Когда я сообщил господину Цельмейстеру о том, что собираюсь поступать в университет, он нахмурился и напомнил, что «учение дорого стоит». Затем похлопал по плечу и сообщил, что готов помочь мне в таком трудном деле, тем более что мне представилась прекрасная возможность заработать. Для этого всего-навсего надо отправиться на гастроли в Вену.
Шел 1914 год. Началась война с ее неслыханной жесткостью, военными парадами, громкой музыкой, обилием портретов кайзера Вильгельма, буквально заполонивших витрины магазинов. Каждая фотография была украшена цветами. В моем воображении Берлин вдруг стал походить на гигантское, заваленное цветами кладбище. Здесь и пахло также. Этот дух шел от самых здоровых и крепких молодых парней. Все это, как, впрочем, и нестерпимо-восторженный энтузиазм Вилли Вайскруфта, а также озабоченность судьбою нации, которые внезапно завладела Шуббелем, — сбивали с толку.
Когда Гюнтер заявил, что в такое время нельзя оставаться в стороне и каждый должен помочь отечеству, я потерял дар речи, ведь ранее безрукий революционер утверждал, что всякая война есть проявление «классовых противоречий» и «буржуазная драчка». Теперь оказалось, что есть войны «справедливые» и «несправедливые», «священные» и «нецивилизованные». Родина, заявил он, вправе потребовать от нас любых жертв для защиты германских святынь и родных очагов от покушения диких славян, развратных французов и жестокосердных англичан, на что Ханна возразила брату — почему-то первой жертвой этой войны стала она, германская женщина. Отца призвали в армию, и теперь ей придется кормить семью. Об университете можно забыть. В ответ Гюнтер развел обрубками, а у меня в ментальной сфере, под самой ложечкой, внезапно засосало. Мне внезапно померещилось, что ее маленькое разочарование вполне сопоставимо со всеобщим, затопившим улицы Берлина энтузиазмом. Эта нелогичность, невозможность признать справедливым пренебрежение гигантских «измов» мечтами любимой женщины, сожалеющей об утерянном будущем, — только сожалеющей! — образумили меня, ведь, признаюсь, я тоже оказался подвержен ура-патриотической чуме и начал задумываться о посильной помощи фронту. Господин Цельмейстер охотно поддержал меня.
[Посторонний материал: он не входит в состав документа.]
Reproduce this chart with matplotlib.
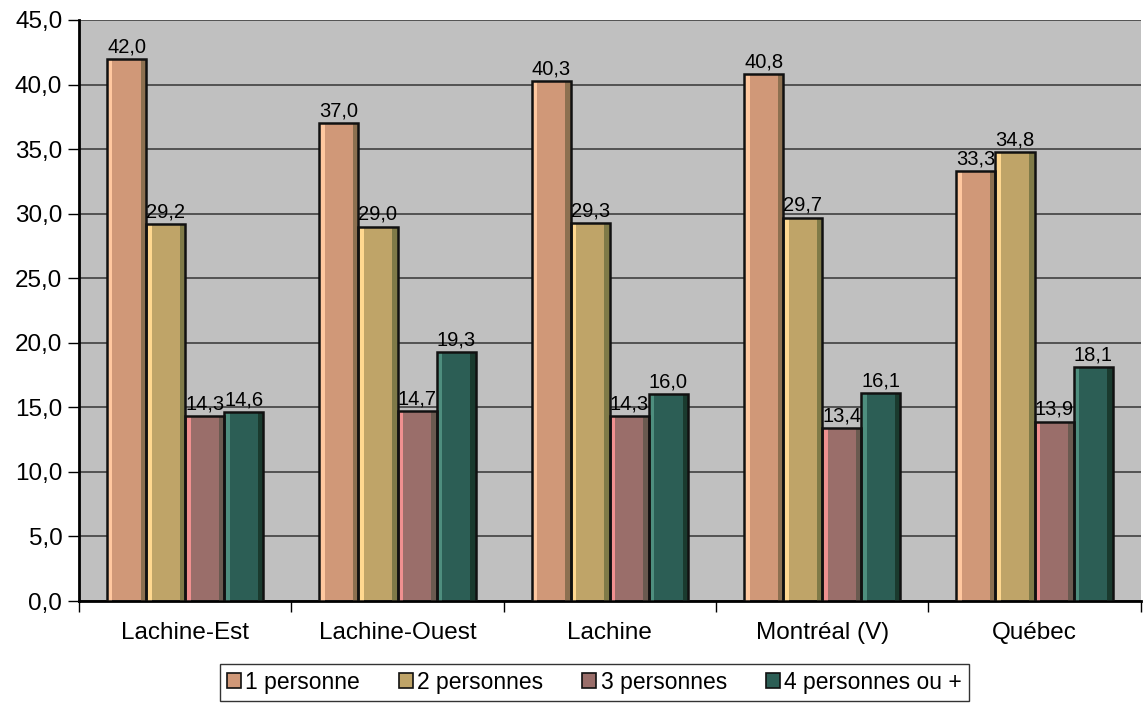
import numpy as np
import matplotlib.pyplot as plt
from matplotlib.patches import Patch

plt.rcParams["font.family"] = ["Liberation Sans", "DejaVu Sans"]

# data
categories = ["Lachine-Est", "Lachine-Ouest", "Lachine", "Montréal (V)", "Québec"]
series_names = ["1 personne", "2 personnes", "3 personnes", "4 personnes ou +"]
p1 = [42.0, 37.0, 40.3, 40.8, 33.3]
p2 = [29.2, 29.0, 29.3, 29.7, 34.8]
p3 = [14.3, 14.7, 14.3, 13.4, 13.9]
p4 = [14.6, 19.3, 16.0, 16.1, 18.1]
series = [p1, p2, p3, p4]

# face, light edge, dark edge
faces = ["#D09878", "#BFA468", "#9A6E6A", "#2C5E55"]
lights = ["#FFC8A0", "#FFD890", "#F09090", "#4E8E7E"]
darks = ["#8C7050", "#7F7A48", "#6A5A50", "#1A3A2E"]

fig = plt.figure(figsize=(11.43, 7.04), dpi=100)
ax = fig.add_axes([0.0691, 0.1463, 0.9289, 0.8253])
ax.set_facecolor("#C0C0C0")

x = np.arange(len(categories))
w = 0.184
b = 0.14 * w

for j, vals in enumerate(series):
    xs = x + (j - 1.5) * w
    ax.bar(xs, vals, width=w, color=faces[j], zorder=2)
    ax.bar(xs - w / 2 + b / 2, vals, width=b, color=lights[j], zorder=3)
    ax.bar(xs + w / 2 - b / 2, vals, width=b, color=darks[j], zorder=3)
    ax.bar(xs, vals, width=w, fill=False, edgecolor="#111111", lw=1.8, zorder=4)
    for xi, v in zip(xs, vals):
        ax.text(xi, v + 0.2, f"{v:.1f}".replace(".", ","), ha="center", va="bottom",
                fontsize=14.5, zorder=5)

ax.set_xlim(-0.5, len(categories) - 0.5)
ax.set_ylim(0, 45)
yt = np.arange(0, 46, 5)
ax.set_yticks(yt)
ax.set_yticklabels([f"{v:.1f}".replace(".", ",") for v in yt], fontsize=17.5)
ax.yaxis.grid(True, color="#404040", lw=1.2, zorder=1)
ax.set_axisbelow(True)

ax.set_xticks(x)
ax.set_xticklabels(categories, fontsize=17.5)
ax.set_xticks(np.arange(-0.5, len(categories)), minor=True)
ax.tick_params(axis="x", which="major", length=0, pad=15)
ax.tick_params(axis="x", which="minor", length=8, width=1, direction="out")
ax.tick_params(axis="y", length=8, width=1, direction="out", pad=4)

for s in ["top", "right"]:
    ax.spines[s].set_visible(False)
ax.spines["left"].set_linewidth(2)
ax.spines["bottom"].set_linewidth(2)

handles = [Patch(facecolor=faces[j], edgecolor="#111111", lw=1.2) for j in range(4)]
leg = fig.legend(handles, series_names, loc="center", bbox_to_anchor=(0.52, 0.031), ncol=4,
                 fontsize=16.5, frameon=True, fancybox=False, handlelength=0.6, handleheight=0.6,
                 handletextpad=0.2, columnspacing=1.7, borderpad=0.3, borderaxespad=0.0)
leg.get_frame().set_edgecolor("black")
leg.get_frame().set_linewidth(1)
# wider frame like the reference
leg._legend_box.align = "center"
leg.set_bbox_to_anchor((0.52, 0.031), transform=fig.transFigure)

fig.savefig("out.png", dpi=100)
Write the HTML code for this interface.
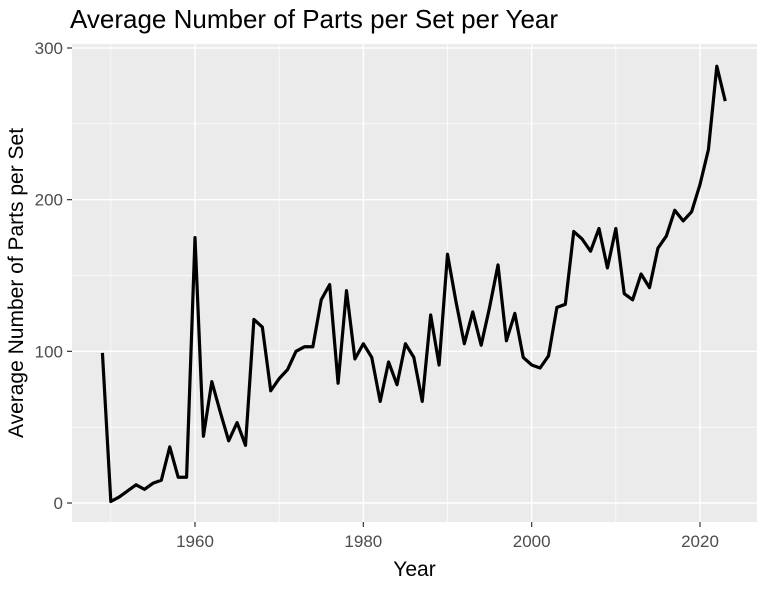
<!DOCTYPE html>
<html><head><meta charset="utf-8"><style>
body{margin:0;background:#fff;width:765px;height:589px;overflow:hidden}
svg text{font-family:"Liberation Sans",Arial,sans-serif}
</style></head><body>
<svg id="chart" width="765" height="589"></svg>
<script>
const years=[1949,1950,1951,1952,1953,1954,1955,1956,1957,1958,1959,1960,1961,1962,1963,1964,1965,1966,1967,1968,1969,1970,1971,1972,1973,1974,1975,1976,1977,1978,1979,1980,1981,1982,1983,1984,1985,1986,1987,1988,1989,1990,1991,1992,1993,1994,1995,1996,1997,1998,1999,2000,2001,2002,2003,2004,2005,2006,2007,2008,2009,2010,2011,2012,2013,2014,2015,2016,2017,2018,2019,2020,2021,2022,2023];
const avgParts=[99,1,4,8,12,9,13,15,37,17,17,175,44,80,60,41,53,38,121,116,74,82,88,100,103,103,134,144,79,140,95,105,96,67,93,78,105,96,67,124,91,164,133,105,126,104,129,157,107,125,96,91,89,97,129,131,179,174,166,181,155,181,138,134,151,142,168,176,193,186,192,210,233,288,265];
const xTicks=[1960,1980,2000,2020];
const yTicks=[0,100,200,300];
const NS="http://www.w3.org/2000/svg";
const svg=document.getElementById('chart');
const L=72,R=757,T=44,B=522;
const x=v=>195+(v-1960)*(700-195)/60;
const y=v=>503-v*(503-48)/300;
function mk(tag,attrs,parent){const e=document.createElementNS(NS,tag);for(const k in attrs)e.setAttribute(k,attrs[k]);(parent||svg).appendChild(e);return e;}
const panel=mk('rect',{x:L,y:T,width:R-L,height:B-T,fill:'#ebebeb'});


for(let i=0;i<yTicks.length-1;i++){const m=(yTicks[i]+yTicks[i+1])/2;const g=mk('line',{x1:L,x2:R,y1:y(m),y2:y(m),stroke:'#fff','stroke-width':0.7});

}
[1950,1970,1990,2010].forEach(m=>{const g=mk('line',{y1:T,y2:B,x1:x(m),x2:x(m),stroke:'#fff','stroke-width':0.7});

});
yTicks.forEach(v=>{const g=mk('line',{x1:L,x2:R,y1:y(v),y2:y(v),stroke:'#fff','stroke-width':1.4});


mk('line',{x1:L-5,x2:L,y1:y(v),y2:y(v),stroke:'#333','stroke-width':1.2});
const l=mk('text',{x:L-9,y:y(v)+6,'text-anchor':'end','font-size':17,fill:'#4d4d4d'});l.textContent=v;

});
xTicks.forEach(v=>{const g=mk('line',{y1:T,y2:B,x1:x(v),x2:x(v),stroke:'#fff','stroke-width':1.4});


mk('line',{y1:B,y2:B+5,x1:x(v),x2:x(v),stroke:'#333','stroke-width':1.2});
const l=mk('text',{x:x(v),y:B+25,'text-anchor':'middle','font-size':17,fill:'#4d4d4d'});l.textContent=v;

});
const line=mk('polyline',{points:years.map((yr,i)=>x(yr)+','+y(avgParts[i])).join(' '),fill:'none',stroke:'#000','stroke-width':3.2,'stroke-linejoin':'round'});


const title=mk('text',{x:70,y:28,'font-size':26,fill:'#000'});title.textContent='Average Number of Parts per Set per Year';


const xt=mk('text',{x:(L+R)/2,y:576,'text-anchor':'middle','font-size':21,fill:'#000'});xt.textContent='Year';


const yt=mk('text',{x:0,y:0,'text-anchor':'middle','font-size':21,fill:'#000',transform:'translate(23,'+((T+B)/2)+') rotate(-90)'});yt.textContent='Average Number of Parts per Set';


</script>
</body></html>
Потирая руки, он заявил, что мой долг «еще усерднее» развлекать публику и внушать ей «подлинно национальные идеалы». Теперь в цирке несчастных зрителей обирали статисты в русской, французской, английской военных формах, а раздавали найденные мною вещи бодрые и воспитанные солдаты рейхсвера. Признаться, сам я тоже сменил фрак на малиновый китель с золотыми галунами. На этом петушино-опереточном сочетании настоял господин Цельмейстер, которому с помощью такого рода яркой злободневности удалось резко поднять ставку за мои выступления.